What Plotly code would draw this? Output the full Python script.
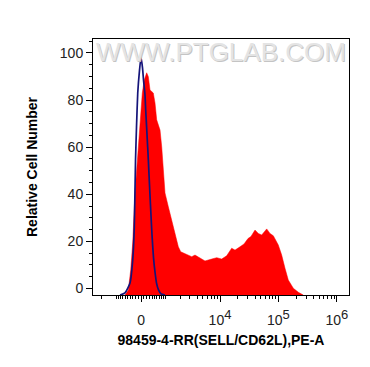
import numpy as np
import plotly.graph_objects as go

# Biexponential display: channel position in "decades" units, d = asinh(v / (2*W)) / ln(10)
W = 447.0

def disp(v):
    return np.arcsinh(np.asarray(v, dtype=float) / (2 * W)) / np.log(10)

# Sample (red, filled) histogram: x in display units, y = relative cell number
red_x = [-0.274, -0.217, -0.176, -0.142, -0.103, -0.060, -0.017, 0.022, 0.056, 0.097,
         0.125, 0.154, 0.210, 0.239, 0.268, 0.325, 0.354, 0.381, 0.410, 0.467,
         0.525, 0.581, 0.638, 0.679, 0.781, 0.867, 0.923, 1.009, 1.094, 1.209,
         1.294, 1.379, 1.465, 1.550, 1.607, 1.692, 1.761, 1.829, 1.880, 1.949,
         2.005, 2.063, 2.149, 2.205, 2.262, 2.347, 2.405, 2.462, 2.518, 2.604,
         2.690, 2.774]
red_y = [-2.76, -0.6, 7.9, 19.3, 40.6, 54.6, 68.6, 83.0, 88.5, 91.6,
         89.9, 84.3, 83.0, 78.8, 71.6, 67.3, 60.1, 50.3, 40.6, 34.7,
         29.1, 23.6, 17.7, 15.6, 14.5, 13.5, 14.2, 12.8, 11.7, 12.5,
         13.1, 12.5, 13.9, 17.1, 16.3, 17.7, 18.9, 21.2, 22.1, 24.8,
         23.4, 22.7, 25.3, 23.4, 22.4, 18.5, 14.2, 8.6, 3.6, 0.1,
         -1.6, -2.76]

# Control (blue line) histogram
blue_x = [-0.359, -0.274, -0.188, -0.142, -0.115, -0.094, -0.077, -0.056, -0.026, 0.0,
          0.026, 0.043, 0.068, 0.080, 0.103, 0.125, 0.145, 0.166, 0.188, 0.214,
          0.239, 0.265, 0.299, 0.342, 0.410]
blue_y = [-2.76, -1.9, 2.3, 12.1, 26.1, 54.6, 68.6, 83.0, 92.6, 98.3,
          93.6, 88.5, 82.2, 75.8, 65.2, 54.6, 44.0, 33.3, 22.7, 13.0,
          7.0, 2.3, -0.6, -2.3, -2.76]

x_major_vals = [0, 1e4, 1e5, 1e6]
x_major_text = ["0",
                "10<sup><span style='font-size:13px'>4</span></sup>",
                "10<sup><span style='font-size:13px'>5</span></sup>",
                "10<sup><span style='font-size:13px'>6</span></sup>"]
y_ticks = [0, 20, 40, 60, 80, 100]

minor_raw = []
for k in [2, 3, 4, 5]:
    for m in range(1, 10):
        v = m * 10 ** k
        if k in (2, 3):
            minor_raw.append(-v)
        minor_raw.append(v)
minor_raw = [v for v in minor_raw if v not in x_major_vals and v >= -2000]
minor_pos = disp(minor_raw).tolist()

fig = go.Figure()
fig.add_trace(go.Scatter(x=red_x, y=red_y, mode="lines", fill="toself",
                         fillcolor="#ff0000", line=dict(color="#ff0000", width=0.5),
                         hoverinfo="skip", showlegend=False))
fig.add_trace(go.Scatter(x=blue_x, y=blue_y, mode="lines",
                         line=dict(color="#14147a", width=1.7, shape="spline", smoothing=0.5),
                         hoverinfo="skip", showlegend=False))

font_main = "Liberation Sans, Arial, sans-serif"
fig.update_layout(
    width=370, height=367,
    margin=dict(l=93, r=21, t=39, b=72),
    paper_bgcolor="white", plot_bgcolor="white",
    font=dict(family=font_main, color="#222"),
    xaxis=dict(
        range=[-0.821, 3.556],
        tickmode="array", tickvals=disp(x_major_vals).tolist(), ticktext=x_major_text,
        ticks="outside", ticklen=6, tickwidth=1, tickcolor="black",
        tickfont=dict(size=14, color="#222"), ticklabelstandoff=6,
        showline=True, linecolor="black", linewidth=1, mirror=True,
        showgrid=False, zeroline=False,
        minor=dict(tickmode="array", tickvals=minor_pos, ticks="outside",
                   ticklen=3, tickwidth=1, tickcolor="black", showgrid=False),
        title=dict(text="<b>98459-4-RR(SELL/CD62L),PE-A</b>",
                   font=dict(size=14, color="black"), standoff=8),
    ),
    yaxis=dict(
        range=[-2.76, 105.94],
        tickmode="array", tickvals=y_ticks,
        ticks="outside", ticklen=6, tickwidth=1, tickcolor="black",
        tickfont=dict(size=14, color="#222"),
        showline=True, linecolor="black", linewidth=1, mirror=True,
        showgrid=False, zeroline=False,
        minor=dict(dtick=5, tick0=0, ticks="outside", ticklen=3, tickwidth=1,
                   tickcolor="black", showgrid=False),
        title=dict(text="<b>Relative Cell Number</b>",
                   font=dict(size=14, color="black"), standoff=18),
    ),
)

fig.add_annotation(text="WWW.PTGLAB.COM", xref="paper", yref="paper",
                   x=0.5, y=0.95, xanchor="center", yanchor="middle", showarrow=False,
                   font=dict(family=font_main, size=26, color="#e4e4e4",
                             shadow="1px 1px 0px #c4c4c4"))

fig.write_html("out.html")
- - -
§ **Required task**
From the first line of the material down to the line containing "-1.6, -2.76]", inclusive, return each line exactly, skipping any picture.

§ **Exercise answer**
What Plotly code would draw this? Output the full Python script.
import numpy as np
import plotly.graph_objects as go

# Biexponential display: channel position in "decades" units, d = asinh(v / (2*W)) / ln(10)
W = 447.0

def disp(v):
    return np.arcsinh(np.asarray(v, dtype=float) / (2 * W)) / np.log(10)

# Sample (red, filled) histogram: x in display units, y = relative cell number
red_x = [-0.274, -0.217, -0.176, -0.142, -0.103, -0.060, -0.017, 0.022, 0.056, 0.097,
         0.125, 0.154, 0.210, 0.239, 0.268, 0.325, 0.354, 0.381, 0.410, 0.467,
         0.525, 0.581, 0.638, 0.679, 0.781, 0.867, 0.923, 1.009, 1.094, 1.209,
         1.294, 1.379, 1.465, 1.550, 1.607, 1.692, 1.761, 1.829, 1.880, 1.949,
         2.005, 2.063, 2.149, 2.205, 2.262, 2.347, 2.405, 2.462, 2.518, 2.604,
         2.690, 2.774]
red_y = [-2.76, -0.6, 7.9, 19.3, 40.6, 54.6, 68.6, 83.0, 88.5, 91.6,
         89.9, 84.3, 83.0, 78.8, 71.6, 67.3, 60.1, 50.3, 40.6, 34.7,
         29.1, 23.6, 17.7, 15.6, 14.5, 13.5, 14.2, 12.8, 11.7, 12.5,
         13.1, 12.5, 13.9, 17.1, 16.3, 17.7, 18.9, 21.2, 22.1, 24.8,
         23.4, 22.7, 25.3, 23.4, 22.4, 18.5, 14.2, 8.6, 3.6, 0.1,
         -1.6, -2.76]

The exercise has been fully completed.